BEGIN

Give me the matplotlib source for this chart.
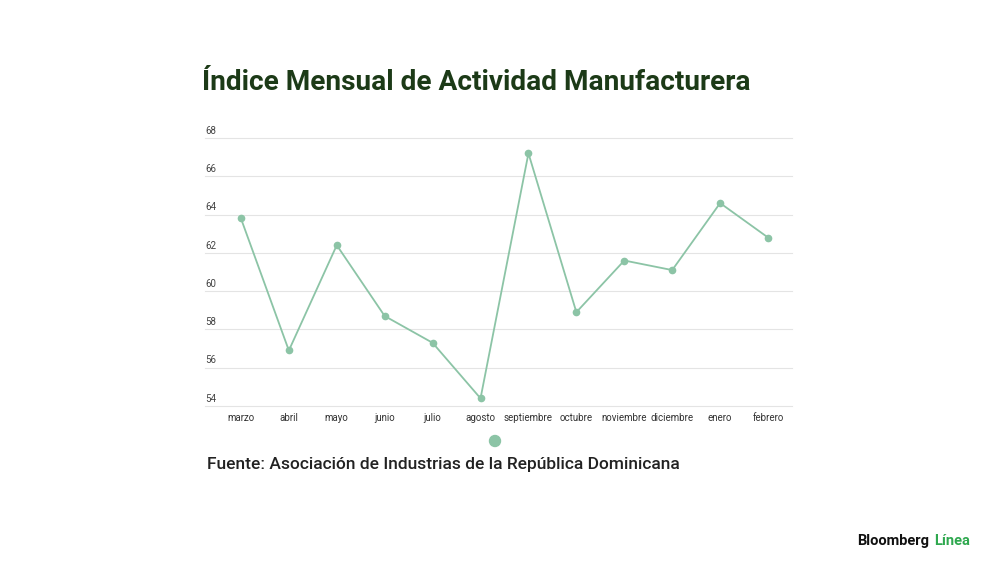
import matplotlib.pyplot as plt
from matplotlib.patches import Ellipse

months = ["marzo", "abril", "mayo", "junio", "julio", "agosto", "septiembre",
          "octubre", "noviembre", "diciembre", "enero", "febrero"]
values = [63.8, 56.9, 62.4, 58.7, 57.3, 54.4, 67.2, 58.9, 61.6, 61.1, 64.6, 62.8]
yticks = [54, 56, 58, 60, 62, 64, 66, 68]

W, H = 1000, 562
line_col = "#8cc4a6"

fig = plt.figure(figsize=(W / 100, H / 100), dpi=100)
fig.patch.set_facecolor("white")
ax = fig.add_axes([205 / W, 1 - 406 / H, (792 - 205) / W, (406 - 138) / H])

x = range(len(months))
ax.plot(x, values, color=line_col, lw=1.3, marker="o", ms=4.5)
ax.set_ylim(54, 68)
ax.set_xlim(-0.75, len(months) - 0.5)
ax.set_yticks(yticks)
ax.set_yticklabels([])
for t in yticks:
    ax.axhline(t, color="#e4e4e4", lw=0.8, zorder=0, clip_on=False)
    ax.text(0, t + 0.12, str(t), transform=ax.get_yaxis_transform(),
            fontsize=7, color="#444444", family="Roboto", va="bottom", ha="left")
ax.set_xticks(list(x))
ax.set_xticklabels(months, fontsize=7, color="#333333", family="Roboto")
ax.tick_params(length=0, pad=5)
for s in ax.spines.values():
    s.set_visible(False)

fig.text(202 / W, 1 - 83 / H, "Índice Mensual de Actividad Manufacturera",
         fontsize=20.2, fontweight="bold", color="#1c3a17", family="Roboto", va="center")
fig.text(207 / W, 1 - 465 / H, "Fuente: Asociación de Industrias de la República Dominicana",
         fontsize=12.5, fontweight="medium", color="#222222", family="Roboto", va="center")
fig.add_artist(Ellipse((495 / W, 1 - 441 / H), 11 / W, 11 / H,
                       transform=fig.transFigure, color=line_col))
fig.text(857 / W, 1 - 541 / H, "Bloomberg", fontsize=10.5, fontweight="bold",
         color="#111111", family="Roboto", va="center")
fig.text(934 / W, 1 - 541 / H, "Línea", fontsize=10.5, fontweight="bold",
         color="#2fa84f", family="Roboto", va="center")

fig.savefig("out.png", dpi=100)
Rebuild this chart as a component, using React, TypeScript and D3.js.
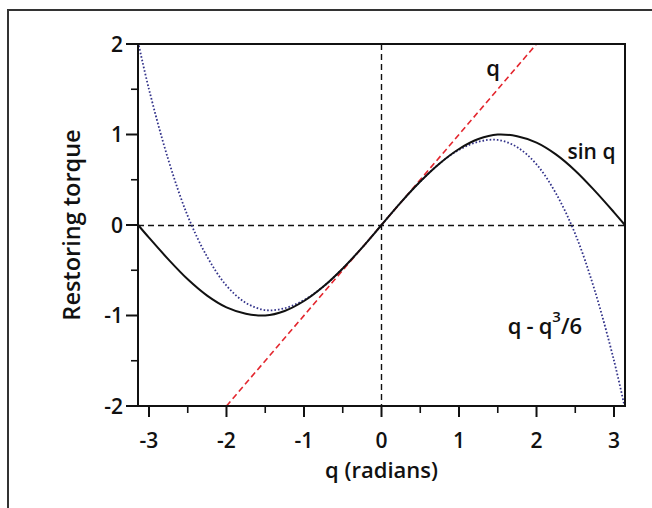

END

REQUEST: Skip every picture and transcribe the data above exactly.

EXERCISE RESULT:
Give me the matplotlib source for this chart.
import matplotlib.pyplot as plt
from matplotlib.patches import Ellipse

months = ["marzo", "abril", "mayo", "junio", "julio", "agosto", "septiembre",
          "octubre", "noviembre", "diciembre", "enero", "febrero"]
values = [63.8, 56.9, 62.4, 58.7, 57.3, 54.4, 67.2, 58.9, 61.6, 61.1, 64.6, 62.8]
yticks = [54, 56, 58, 60, 62, 64, 66, 68]

W, H = 1000, 562
line_col = "#8cc4a6"

fig = plt.figure(figsize=(W / 100, H / 100), dpi=100)
fig.patch.set_facecolor("white")
ax = fig.add_axes([205 / W, 1 - 406 / H, (792 - 205) / W, (406 - 138) / H])

x = range(len(months))
ax.plot(x, values, color=line_col, lw=1.3, marker="o", ms=4.5)
ax.set_ylim(54, 68)
ax.set_xlim(-0.75, len(months) - 0.5)
ax.set_yticks(yticks)
ax.set_yticklabels([])
for t in yticks:
    ax.axhline(t, color="#e4e4e4", lw=0.8, zorder=0, clip_on=False)
    ax.text(0, t + 0.12, str(t), transform=ax.get_yaxis_transform(),
            fontsize=7, color="#444444", family="Roboto", va="bottom", ha="left")
ax.set_xticks(list(x))
ax.set_xticklabels(months, fontsize=7, color="#333333", family="Roboto")
ax.tick_params(length=0, pad=5)
for s in ax.spines.values():
    s.set_visible(False)

fig.text(202 / W, 1 - 83 / H, "Índice Mensual de Actividad Manufacturera",
         fontsize=20.2, fontweight="bold", color="#1c3a17", family="Roboto", va="center")
fig.text(207 / W, 1 - 465 / H, "Fuente: Asociación de Industrias de la República Dominicana",
         fontsize=12.5, fontweight="medium", color="#222222", family="Roboto", va="center")
fig.add_artist(Ellipse((495 / W, 1 - 441 / H), 11 / W, 11 / H,
                       transform=fig.transFigure, color=line_col))
fig.text(857 / W, 1 - 541 / H, "Bloomberg", fontsize=10.5, fontweight="bold",
         color="#111111", family="Roboto", va="center")
fig.text(934 / W, 1 - 541 / H, "Línea", fontsize=10.5, fontweight="bold",
         color="#2fa84f", family="Roboto", va="center")

fig.savefig("out.png", dpi=100)
Rebuild this chart as a component, using React, TypeScript and D3.js.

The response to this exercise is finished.